== Given task ==
Return the whole listing exactly as it stands.

== Data block ==
----------------

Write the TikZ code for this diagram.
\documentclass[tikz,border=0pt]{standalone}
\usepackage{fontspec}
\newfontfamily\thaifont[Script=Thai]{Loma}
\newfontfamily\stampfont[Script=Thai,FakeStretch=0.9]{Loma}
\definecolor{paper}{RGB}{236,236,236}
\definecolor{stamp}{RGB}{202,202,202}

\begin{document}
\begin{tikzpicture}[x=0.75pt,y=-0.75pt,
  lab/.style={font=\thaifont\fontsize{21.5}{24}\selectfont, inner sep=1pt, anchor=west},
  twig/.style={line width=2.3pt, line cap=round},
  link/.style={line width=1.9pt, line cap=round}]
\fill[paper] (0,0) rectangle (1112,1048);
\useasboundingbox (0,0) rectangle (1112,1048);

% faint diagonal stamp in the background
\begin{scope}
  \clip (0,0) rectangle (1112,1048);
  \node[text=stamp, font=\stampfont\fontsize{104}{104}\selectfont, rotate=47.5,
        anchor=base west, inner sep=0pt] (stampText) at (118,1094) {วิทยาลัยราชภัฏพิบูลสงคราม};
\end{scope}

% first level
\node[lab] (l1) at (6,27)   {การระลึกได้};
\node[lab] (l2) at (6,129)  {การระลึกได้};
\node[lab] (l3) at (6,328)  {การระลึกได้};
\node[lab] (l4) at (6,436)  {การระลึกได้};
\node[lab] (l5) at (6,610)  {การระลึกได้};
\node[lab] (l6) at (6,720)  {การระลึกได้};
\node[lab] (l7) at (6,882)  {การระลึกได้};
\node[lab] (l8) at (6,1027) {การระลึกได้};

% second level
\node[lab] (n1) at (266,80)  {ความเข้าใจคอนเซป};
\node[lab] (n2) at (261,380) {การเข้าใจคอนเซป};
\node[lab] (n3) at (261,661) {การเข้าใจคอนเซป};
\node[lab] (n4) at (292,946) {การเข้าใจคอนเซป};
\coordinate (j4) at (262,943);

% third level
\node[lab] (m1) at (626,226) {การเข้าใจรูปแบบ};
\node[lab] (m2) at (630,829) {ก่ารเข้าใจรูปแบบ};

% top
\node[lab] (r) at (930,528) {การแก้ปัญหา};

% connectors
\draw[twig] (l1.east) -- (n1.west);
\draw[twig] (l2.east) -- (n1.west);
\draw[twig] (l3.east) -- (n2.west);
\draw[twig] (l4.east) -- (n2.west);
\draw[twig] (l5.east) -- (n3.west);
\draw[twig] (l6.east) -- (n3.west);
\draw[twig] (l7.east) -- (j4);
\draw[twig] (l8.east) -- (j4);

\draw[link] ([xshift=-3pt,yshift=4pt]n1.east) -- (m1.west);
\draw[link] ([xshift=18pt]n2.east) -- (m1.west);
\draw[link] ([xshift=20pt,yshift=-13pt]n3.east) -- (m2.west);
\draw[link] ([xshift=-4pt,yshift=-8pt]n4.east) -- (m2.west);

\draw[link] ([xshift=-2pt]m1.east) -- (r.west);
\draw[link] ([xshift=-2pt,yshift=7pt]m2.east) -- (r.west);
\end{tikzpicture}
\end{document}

----------------

== Completed task ==
Write the TikZ code for this diagram.
\documentclass[tikz,border=0pt]{standalone}
\usepackage{fontspec}
\newfontfamily\thaifont[Script=Thai]{Loma}
\newfontfamily\stampfont[Script=Thai,FakeStretch=0.9]{Loma}
\definecolor{paper}{RGB}{236,236,236}
\definecolor{stamp}{RGB}{202,202,202}

\begin{document}
\begin{tikzpicture}[x=0.75pt,y=-0.75pt,
  lab/.style={font=\thaifont\fontsize{21.5}{24}\selectfont, inner sep=1pt, anchor=west},
  twig/.style={line width=2.3pt, line cap=round},
  link/.style={line width=1.9pt, line cap=round}]
\fill[paper] (0,0) rectangle (1112,1048);
\useasboundingbox (0,0) rectangle (1112,1048);

% faint diagonal stamp in the background
\begin{scope}
  \clip (0,0) rectangle (1112,1048);
  \node[text=stamp, font=\stampfont\fontsize{104}{104}\selectfont, rotate=47.5,
        anchor=base west, inner sep=0pt] (stampText) at (118,1094) {วิทยาลัยราชภัฏพิบูลสงคราม};
\end{scope}

% first level
\node[lab] (l1) at (6,27)   {การระลึกได้};
\node[lab] (l2) at (6,129)  {การระลึกได้};
\node[lab] (l3) at (6,328)  {การระลึกได้};
\node[lab] (l4) at (6,436)  {การระลึกได้};
\node[lab] (l5) at (6,610)  {การระลึกได้};
\node[lab] (l6) at (6,720)  {การระลึกได้};
\node[lab] (l7) at (6,882)  {การระลึกได้};
\node[lab] (l8) at (6,1027) {การระลึกได้};

% second level
\node[lab] (n1) at (266,80)  {ความเข้าใจคอนเซป};
\node[lab] (n2) at (261,380) {การเข้าใจคอนเซป};
\node[lab] (n3) at (261,661) {การเข้าใจคอนเซป};
\node[lab] (n4) at (292,946) {การเข้าใจคอนเซป};
\coordinate (j4) at (262,943);

% third level
\node[lab] (m1) at (626,226) {การเข้าใจรูปแบบ};
\node[lab] (m2) at (630,829) {ก่ารเข้าใจรูปแบบ};

% top
\node[lab] (r) at (930,528) {การแก้ปัญหา};

% connectors
\draw[twig] (l1.east) -- (n1.west);
\draw[twig] (l2.east) -- (n1.west);
\draw[twig] (l3.east) -- (n2.west);
\draw[twig] (l4.east) -- (n2.west);
\draw[twig] (l5.east) -- (n3.west);
\draw[twig] (l6.east) -- (n3.west);
\draw[twig] (l7.east) -- (j4);
\draw[twig] (l8.east) -- (j4);

\draw[link] ([xshift=-3pt,yshift=4pt]n1.east) -- (m1.west);
\draw[link] ([xshift=18pt]n2.east) -- (m1.west);
\draw[link] ([xshift=20pt,yshift=-13pt]n3.east) -- (m2.west);
\draw[link] ([xshift=-4pt,yshift=-8pt]n4.east) -- (m2.west);

\draw[link] ([xshift=-2pt]m1.east) -- (r.west);
\draw[link] ([xshift=-2pt,yshift=7pt]m2.east) -- (r.west);
\end{tikzpicture}
\end{document}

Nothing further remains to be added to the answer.